Do this
Copy out each line of the material in which the word "React" appears.

Material for the task
# # # #

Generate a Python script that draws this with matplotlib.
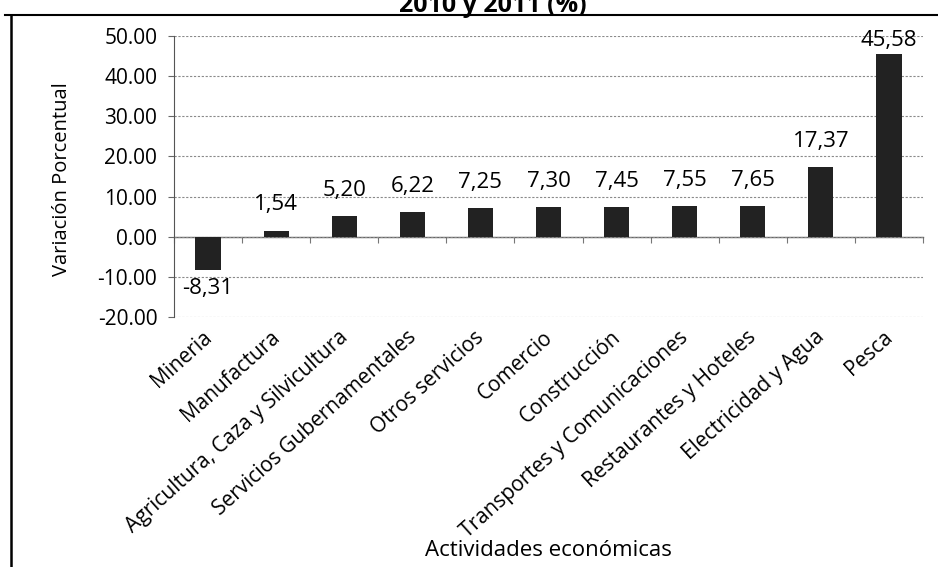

# # # #

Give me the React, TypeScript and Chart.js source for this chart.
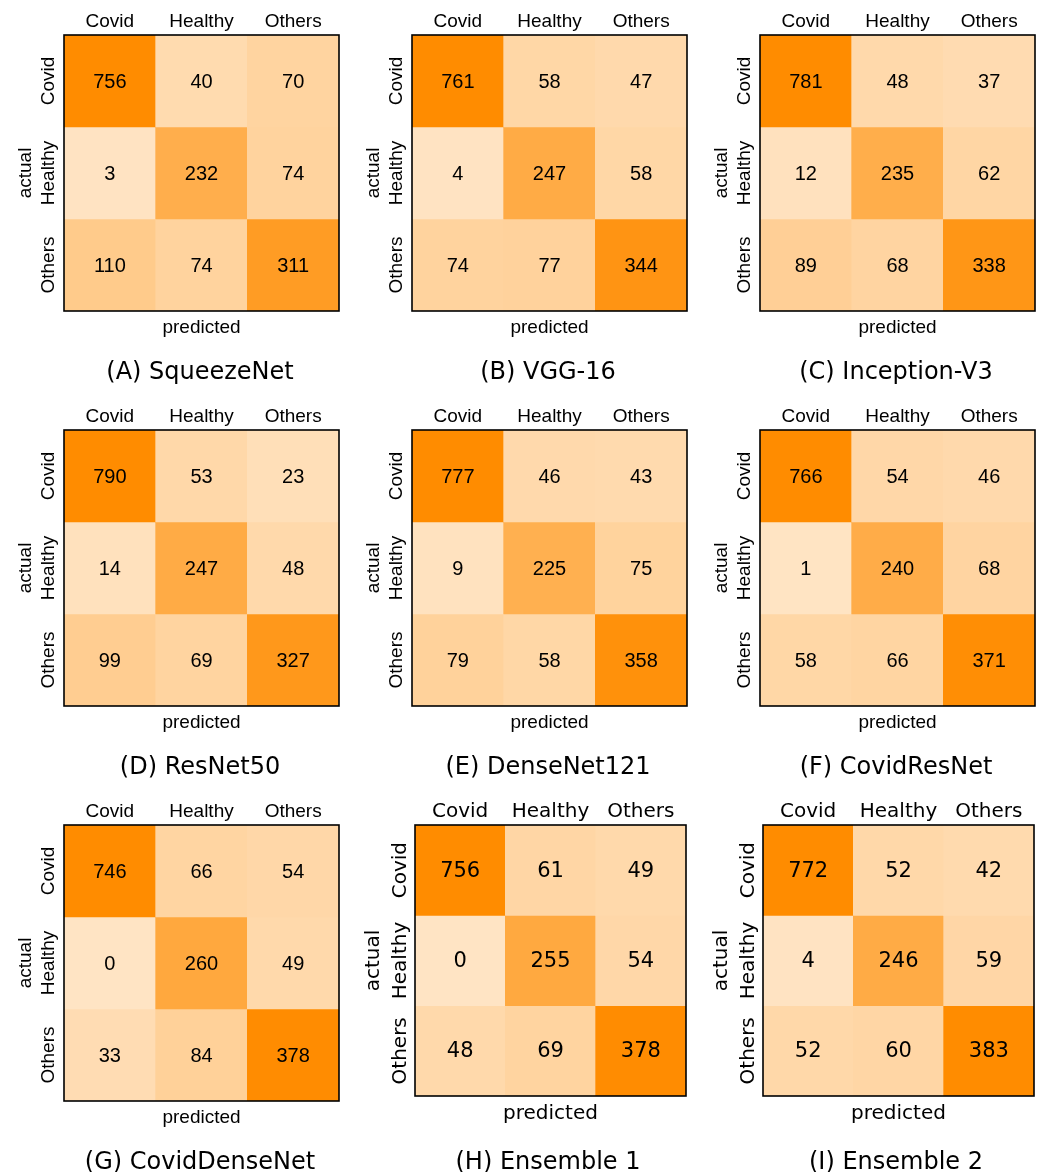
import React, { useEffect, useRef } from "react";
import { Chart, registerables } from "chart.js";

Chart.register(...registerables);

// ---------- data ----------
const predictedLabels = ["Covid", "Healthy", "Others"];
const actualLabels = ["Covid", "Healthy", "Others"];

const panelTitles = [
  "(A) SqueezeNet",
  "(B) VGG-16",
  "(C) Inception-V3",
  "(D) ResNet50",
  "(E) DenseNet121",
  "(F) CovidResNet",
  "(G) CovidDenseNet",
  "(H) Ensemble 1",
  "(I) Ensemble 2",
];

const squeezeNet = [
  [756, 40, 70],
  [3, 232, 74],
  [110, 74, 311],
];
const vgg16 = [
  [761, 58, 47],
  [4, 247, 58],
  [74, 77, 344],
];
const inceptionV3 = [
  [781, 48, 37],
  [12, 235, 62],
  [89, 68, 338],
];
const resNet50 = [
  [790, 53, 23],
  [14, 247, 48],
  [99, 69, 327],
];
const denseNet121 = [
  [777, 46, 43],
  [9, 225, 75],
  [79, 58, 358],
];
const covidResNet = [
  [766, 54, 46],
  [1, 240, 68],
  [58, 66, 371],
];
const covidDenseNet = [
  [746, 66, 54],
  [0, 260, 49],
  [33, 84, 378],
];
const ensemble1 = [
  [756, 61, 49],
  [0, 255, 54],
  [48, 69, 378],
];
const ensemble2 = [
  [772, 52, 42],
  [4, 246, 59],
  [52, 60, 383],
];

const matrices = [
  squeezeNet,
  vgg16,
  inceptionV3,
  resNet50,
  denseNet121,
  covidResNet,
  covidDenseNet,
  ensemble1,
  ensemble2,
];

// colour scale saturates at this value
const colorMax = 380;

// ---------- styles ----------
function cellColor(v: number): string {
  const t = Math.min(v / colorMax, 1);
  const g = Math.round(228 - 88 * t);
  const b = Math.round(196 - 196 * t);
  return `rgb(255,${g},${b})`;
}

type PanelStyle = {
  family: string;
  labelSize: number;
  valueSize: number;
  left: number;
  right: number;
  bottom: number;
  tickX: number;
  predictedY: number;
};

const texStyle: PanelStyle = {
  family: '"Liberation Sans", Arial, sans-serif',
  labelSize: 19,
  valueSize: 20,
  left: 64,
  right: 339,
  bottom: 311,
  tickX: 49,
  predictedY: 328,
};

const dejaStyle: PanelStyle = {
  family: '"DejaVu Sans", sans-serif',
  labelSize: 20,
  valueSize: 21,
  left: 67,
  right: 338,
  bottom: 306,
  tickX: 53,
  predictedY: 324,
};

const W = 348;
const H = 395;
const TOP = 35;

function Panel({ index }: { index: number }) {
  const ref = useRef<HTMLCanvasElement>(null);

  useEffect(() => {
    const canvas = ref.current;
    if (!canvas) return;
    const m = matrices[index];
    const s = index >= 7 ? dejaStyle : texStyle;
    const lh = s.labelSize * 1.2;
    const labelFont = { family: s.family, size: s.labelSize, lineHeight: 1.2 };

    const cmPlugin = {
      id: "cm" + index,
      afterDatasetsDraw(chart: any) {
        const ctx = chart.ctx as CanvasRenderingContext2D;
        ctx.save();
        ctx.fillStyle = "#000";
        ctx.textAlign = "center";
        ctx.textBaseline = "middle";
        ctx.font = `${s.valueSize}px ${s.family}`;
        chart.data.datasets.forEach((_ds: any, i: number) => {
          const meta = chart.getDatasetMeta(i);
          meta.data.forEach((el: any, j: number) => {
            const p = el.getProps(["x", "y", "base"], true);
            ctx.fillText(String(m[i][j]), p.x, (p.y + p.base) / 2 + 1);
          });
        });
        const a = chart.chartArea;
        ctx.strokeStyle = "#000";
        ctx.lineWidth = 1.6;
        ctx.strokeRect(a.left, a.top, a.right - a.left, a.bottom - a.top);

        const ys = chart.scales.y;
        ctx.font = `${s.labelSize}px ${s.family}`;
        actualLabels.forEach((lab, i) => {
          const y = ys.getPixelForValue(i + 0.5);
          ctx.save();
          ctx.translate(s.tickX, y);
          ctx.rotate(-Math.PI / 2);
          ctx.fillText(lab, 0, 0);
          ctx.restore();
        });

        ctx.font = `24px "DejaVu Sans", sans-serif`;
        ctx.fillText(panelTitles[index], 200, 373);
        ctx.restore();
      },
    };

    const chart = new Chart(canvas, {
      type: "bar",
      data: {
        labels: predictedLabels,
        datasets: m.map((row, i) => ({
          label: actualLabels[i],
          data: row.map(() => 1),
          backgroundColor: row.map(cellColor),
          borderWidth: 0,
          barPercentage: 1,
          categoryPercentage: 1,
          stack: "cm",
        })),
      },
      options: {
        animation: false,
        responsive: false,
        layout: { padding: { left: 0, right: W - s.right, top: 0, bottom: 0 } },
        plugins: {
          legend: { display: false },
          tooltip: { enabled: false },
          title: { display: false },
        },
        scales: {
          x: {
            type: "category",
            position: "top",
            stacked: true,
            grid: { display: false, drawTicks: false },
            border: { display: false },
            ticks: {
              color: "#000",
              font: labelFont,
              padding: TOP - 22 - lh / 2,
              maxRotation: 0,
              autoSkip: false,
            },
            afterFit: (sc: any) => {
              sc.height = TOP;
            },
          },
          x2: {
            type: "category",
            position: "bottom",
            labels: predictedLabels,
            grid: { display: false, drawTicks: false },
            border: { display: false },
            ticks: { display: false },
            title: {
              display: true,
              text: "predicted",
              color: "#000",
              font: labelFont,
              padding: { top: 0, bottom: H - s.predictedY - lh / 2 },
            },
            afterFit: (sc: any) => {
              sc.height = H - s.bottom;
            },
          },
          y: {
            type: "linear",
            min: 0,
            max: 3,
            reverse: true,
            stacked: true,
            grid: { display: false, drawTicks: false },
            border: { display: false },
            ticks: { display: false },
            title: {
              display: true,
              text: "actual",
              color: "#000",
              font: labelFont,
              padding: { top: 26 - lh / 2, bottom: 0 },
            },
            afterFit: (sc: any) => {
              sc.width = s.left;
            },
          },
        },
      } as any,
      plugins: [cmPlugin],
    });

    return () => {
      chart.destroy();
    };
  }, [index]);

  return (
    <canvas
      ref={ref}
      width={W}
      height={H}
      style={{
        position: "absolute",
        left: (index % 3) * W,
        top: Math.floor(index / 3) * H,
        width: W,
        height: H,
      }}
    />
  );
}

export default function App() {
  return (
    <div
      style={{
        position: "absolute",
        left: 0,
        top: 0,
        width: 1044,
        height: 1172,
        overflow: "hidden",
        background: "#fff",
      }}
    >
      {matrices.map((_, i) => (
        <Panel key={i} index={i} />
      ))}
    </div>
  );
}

# # # #

Solution to the exercise
Give me the React, TypeScript and Chart.js source for this chart.
import React, { useEffect, useRef } from "react";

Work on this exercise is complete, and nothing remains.